Welcome to Bodhiclasses, where learning meets clarity and curiosity. Our aim is to help every student grasp complex scientific concepts with ease, using real-life examples and insightful analysis. Today, we explore Chapter 5 – Changes Around Us from the NCERT Class 7 Science textbook. This chapter is all about understanding the changes around us, transformations that materials undergo in our daily lives — and classifying them meaningfully.
This chapter answers one fundamental question: How and why do substances change? It helps students distinguish physical changes around us from chemical changes, and introduces them to the concept of combustion, reversible/irreversible changes, and desirable/undesirable transformations in nature and everyday life.

🧪 Key Concepts Explained
1. Physical Changes Around Us
These are changes that affect only the form, shape, or state of a substance — no new substance is formed.
📌 Examples:
- Melting of ice
- Folding paper
- Chopping vegetables
- Dissolving sugar in water
Such changes are usually reversible, meaning the original substance can be recovered.
2. Chemical Changes Around Us
These are changes where new substances are formed with different properties. These changes are irreversible in most cases and involve chemical reactions.
📌 Examples:
- Rusting of iron
- Curdling of milk
- Burning of a magnesium ribbon
- Reaction of vinegar with baking soda
Chemical changes often involve production of gas, heat, light, or a new solid (precipitate).
3. Combustion and the Fire Triangle
The chapter introduces combustion as a chemical change where a substance reacts with oxygen to produce heat and/or light.
✅ Three conditions needed for combustion:
- Fuel (a combustible substance)
- Oxygen
- Heat (to reach ignition temperature)
The idea of the fire triangle helps students understand how fire starts and can be controlled.
4. Reversible and Irreversible Changes Around Us
Students learn how to identify if a change can be undone.
🟢 Reversible: Melting wax, folding paper, boiling water
🔴 Irreversible: Rusting, making popcorn, burning wood
This helps build critical thinking around transformation processes in nature and industry.

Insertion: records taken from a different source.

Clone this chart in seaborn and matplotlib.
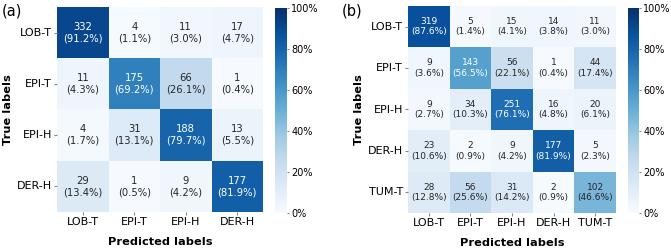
import numpy as np
import seaborn as sns
import matplotlib.pyplot as plt
from matplotlib.ticker import FuncFormatter

labels_a = ['LOB-T', 'EPI-T', 'EPI-H', 'DER-H']
counts_a = [[332, 4, 11, 17],
            [11, 175, 66, 1],
            [4, 31, 188, 13],
            [29, 1, 9, 177]]
pct_a = [[91.2, 1.1, 3.0, 4.7],
         [4.3, 69.2, 26.1, 0.4],
         [1.7, 13.1, 79.7, 5.5],
         [13.4, 0.5, 4.2, 81.9]]

labels_b = ['LOB-T', 'EPI-T', 'EPI-H', 'DER-H', 'TUM-T']
counts_b = [[319, 5, 15, 14, 11],
            [9, 143, 56, 1, 44],
            [9, 34, 251, 16, 20],
            [23, 2, 9, 177, 5],
            [28, 56, 31, 2, 102]]
pct_b = [[87.6, 1.4, 4.1, 3.8, 3.0],
         [3.6, 56.5, 22.1, 0.4, 17.4],
         [2.7, 10.3, 76.1, 4.8, 6.1],
         [10.6, 0.9, 4.2, 81.9, 2.3],
         [12.8, 25.6, 14.2, 0.9, 46.6]]

W, H = 671, 249
fig = plt.figure(figsize=(W / 100, H / 100), dpi=100)


def box(x0, y0, x1, y1):
    return [x0 / W, 1 - y1 / H, (x1 - x0) / W, (y1 - y0) / H]


def draw(ax, cax, labels, counts, pct, tag, tag_x, annot_size):
    counts = np.array(counts)
    pct = np.array(pct)
    annot = np.array([[f'{c}\n({p:.1f}%)' for c, p in zip(rc, rp)]
                      for rc, rp in zip(counts, pct)])
    sns.heatmap(pct, ax=ax, cbar_ax=cax, cmap='Blues', vmin=0, vmax=100,
                annot=annot, fmt='', annot_kws={'size': annot_size},
                xticklabels=labels, yticklabels=labels,
                cbar_kws={'ticks': [0, 20, 40, 60, 80, 100],
                          'format': FuncFormatter(lambda v, p: f'{v:.0f}%')})
    ax.set_xlabel('Predicted labels', fontsize=8.2, fontweight='bold', labelpad=7)
    ax.set_ylabel('True labels', fontsize=8.2, fontweight='bold', labelpad=3)
    ax.tick_params(axis='both', labelsize=8, length=2.2, pad=1.5, color='#888888')
    ax.set_yticklabels(labels, rotation=0)
    ax.set_xticklabels(labels, rotation=0)
    cax.tick_params(labelsize=7.0, length=1.5, pad=1.5, color='#888888')
    ax.collections[0].colorbar.outline.set_visible(False)
    fig.text(tag_x / W, 1 - 11 / H, tag, fontsize=10.5, ha='left', va='center')


ax1 = fig.add_axes(box(57, 7, 263, 212))
cax1 = fig.add_axes(box(275, 8, 287, 213))
draw(ax1, cax1, labels_a, counts_a, pct_a, '(a)', 2, 7.2)

ax2 = fig.add_axes(box(408, 6, 616, 213))
cax2 = fig.add_axes(box(628, 8, 639, 213))
draw(ax2, cax2, labels_b, counts_b, pct_b, '(b)', 342, 6.5)

fig.savefig('out.png', dpi=100)
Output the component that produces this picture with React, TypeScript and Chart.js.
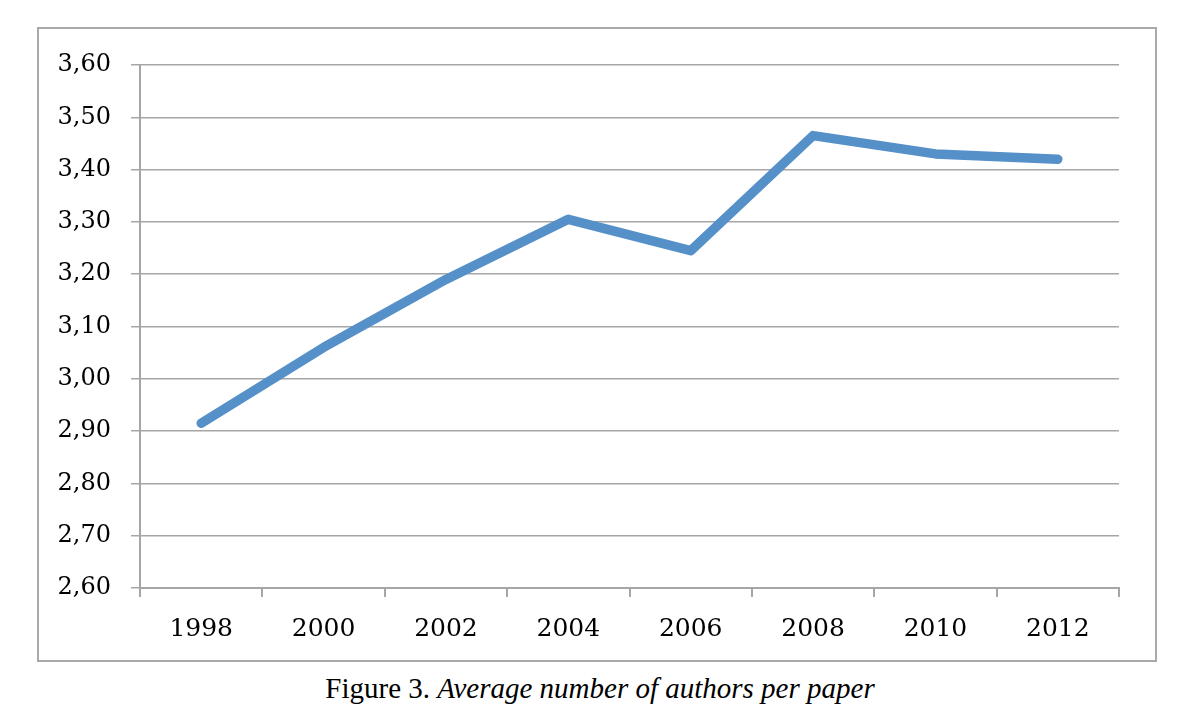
import React, { useEffect, useRef } from "react";
import { Chart, registerables } from "chart.js";

Chart.register(...registerables);

const years: string[] = ["1998", "2000", "2002", "2004", "2006", "2008", "2010", "2012"];
const avgAuthors: number[] = [2.915, 3.06, 3.19, 3.305, 3.245, 3.465, 3.43, 3.42];
const yTicks: number[] = [2.6, 2.7, 2.8, 2.9, 3.0, 3.1, 3.2, 3.3, 3.4, 3.5, 3.6];
const captionLead = "Figure 3.";
const captionText = "Average number of authors per paper";

const GRID = "#a6a6a6";
const LINE = "#5690c8";
const FONT = "'DejaVu Serif', serif";

export default function App() {
  const ref = useRef<HTMLCanvasElement | null>(null);

  useEffect(() => {
    if (!ref.current) return;
    const chart = new Chart(ref.current, {
      type: "line",
      data: {
        labels: years,
        datasets: [
          {
            data: avgAuthors,
            borderColor: LINE,
            backgroundColor: LINE,
            borderWidth: 9.5,
            borderCapStyle: "round",
            borderJoinStyle: "round",
            pointRadius: 0,
            pointHoverRadius: 0,
            tension: 0,
            fill: false,
          },
        ],
      },
      options: {
        responsive: false,
        animation: false,
        devicePixelRatio: 1,
        layout: { padding: { left: 0, right: 36, top: 36, bottom: 0 } },
        plugins: { legend: { display: false }, tooltip: { enabled: false }, title: { display: false } },
        scales: {
          x: {
            type: "category",
            offset: true,
            afterFit: (s: any) => {
              s.height = 72;
            },
            grid: {
              offset: true,
              drawOnChartArea: false,
              drawTicks: true,
              tickLength: 9,
              color: GRID,
              lineWidth: 2,
            },
            border: { display: true, color: GRID, width: 2 },
            ticks: {
              color: "#000",
              font: { family: FONT, size: 25 },
              padding: 17,
              maxRotation: 0,
              autoSkip: false,
            },
          },
          y: {
            min: 2.6,
            max: 3.6,
            afterFit: (s: any) => {
              s.width = 101;
            },
            afterBuildTicks: (s: any) => {
              s.ticks = yTicks.map((v) => ({ value: v }));
            },
            grid: {
              color: GRID,
              lineWidth: 1.5,
              drawTicks: true,
              tickLength: 9,
            },
            border: { display: true, color: GRID, width: 2 },
            ticks: {
              color: "#000",
              font: { family: FONT, size: 24 },
              padding: 20,
              callback: (v: any) => Number(v).toFixed(2).replace(".", ","),
            },
          },
        },
      },
    });
    return () => chart.destroy();
  }, []);

  return (
    <div style={{ position: "absolute", left: 0, top: 0, width: 1200, height: 716, background: "#fff" }}>
      <div
        style={{
          position: "absolute",
          left: 37,
          top: 27,
          width: 1120,
          height: 635,
          boxSizing: "border-box",
          border: "2px solid #a9a9a9",
        }}
      >
        <canvas ref={ref} width={1116} height={631} style={{ display: "block", width: 1116, height: 631 }} />
      </div>
      <div
        style={{
          position: "absolute",
          left: 0,
          top: 670,
          width: 1200,
          textAlign: "center",
          fontFamily: "'Liberation Serif', 'Times New Roman', serif",
          fontSize: 29,
          color: "#000",
          lineHeight: "36px",
        }}
      >
        {captionLead} <i>{captionText}</i>
      </div>
    </div>
  );
}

5. Desirable and Undesirable Changes Around Us
Not all changes are beneficial.
✅ Desirable: Cooking food, composting, ripening of fruits
🚫 Undesirable: Food spoilage, rusting, air pollution due to combustion
Students are encouraged to reflect on human impact and environmental responsibility.
6. Natural Physical and Chemical Changes
🌍 Weathering: Breaking of rocks into soil through temperature, water, and roots (can be physical or chemical)
💨 Erosion: Movement of soil and rock by wind or water (a physical change)
These slow, natural changes shape our planet over thousands of years.
🧠 Learning Outcomes
After studying this chapter, students will be able to:
- Differentiate between physical and chemical changes
- Understand chemical reactions and their signs
- Explain the requirements for combustion
- Recognize reversible and irreversible changes
- Identify desirable vs undesirable changes
- Appreciate natural processes like weathering and erosion
🌱 Real-Life Applications
- Testing for carbon dioxide using lime water (as in fire safety or baking)
- Understanding why iron rusts and how to prevent it
- Recognizing safety measures during fires
- Exploring how soil forms and why landslides occur
These insights bridge classroom knowledge with the real world.
🧑🔬 Activities and Experiments
This chapter includes interactive experiments like:
- Blowing air through lime water to test for CO₂
- Observing vinegar-baking soda reaction
- Burning a candle to identify both physical and chemical changes
- Focusing sunlight using a magnifying glass to find ignition temperature
These help students observe science in action — fostering enquiry and curiosity.
👩🎓 Tips for Students
- Always ask: “Is a new substance formed?”
- Observe: Is the change reversible? Does it give off heat, light, or gas?
- Practice with real-life examples – in the kitchen, garden, and outdoors
- Try drawing the fire triangle and identifying fuel-oxygen-heat in any combustion scenario
📚 Chapter Highlights
Concept | Type of Change | Reversible? | Example |
---|---|---|---|
Melting Ice | Physical | Yes | Solid water to liquid |
Rusting of Iron | Chemical | No | Iron + air + water → Rust |
Burning Candle (wax melts & burns) | Both Physical & Chemical | Partly | Wax melts (physical), vapour burns (chemical) |
Folding Paper | Physical | Yes | Change in shape only |
Curdling of Milk | Chemical | No | Formation of lactic acid |
🔚 Conclusion
Chapter 5 of Class 7 Science beautifully blends observation, experimentation, and reasoning to help learners understand how our world is constantly changing — sometimes visibly, sometimes chemically. It sets a strong foundation for concepts that will be explored in greater depth in higher classes.
Let the world around you become your laboratory — notice every drop of dew, every rusted nail, and every puff of gas from a reaction. Science is not just in books; it is all around us.